The suit alleges the band then called an emergency shareholders meeting for Mötley Crüe's main corporate entity "in order to throw Mars out of the band, to fire him as a director of the corporation, to fire him as an officer of the corporation, and to take away his shares of the corporation."

Sasha Frid, litigation counsel for Mötley Crüe, told CNN in a statement that Mars's lawsuit is "unfortunate and completely off-base," and that Mars, and the other members of Mötley Crüe, signed a 2008 agreement that "in no event shall any resigning shareholder be entitled to receive any monies attributable to live performances (i.e., tours)."

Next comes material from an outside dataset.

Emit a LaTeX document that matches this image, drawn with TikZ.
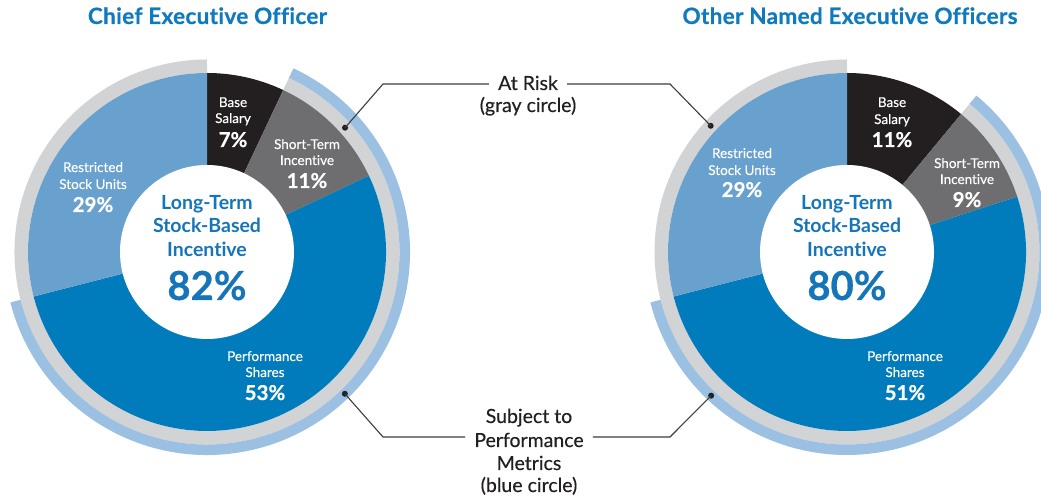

Frid's statement continued to say that after Mars publicly resigned from Mötley Crüe, "the band offered Mick a generous compensation package to honor his career with the band" despite "the fact that the band did not owe Mick anything."

The lawsuit also outlines years of frayed relationships and tumult among members of the band, including allegations that various members performed some songs to pre-recorded tracks while on tour and that bassist Nikki Sixx "gaslighted" Mars, creating a false narrative that Mars was making mistakes on tour because of cognitive dysfunction.

McPherson noted in the suit that any errors Mars may have made while on tour were due to his in-ear monitors "constantly malfunctioning, causing Mars to be unable to hear his own instrument."

"Mötley Crüe always performs its songs live but during the last tour Mick struggled to remember chords, played the wrong songs and made constant mistakes which led to his departure from the band," Frid said in the band's statement.

Mötley Crüe famously reunited in 2019 and announced a new tour after performing what was supposed to be their last show at the end of 2015.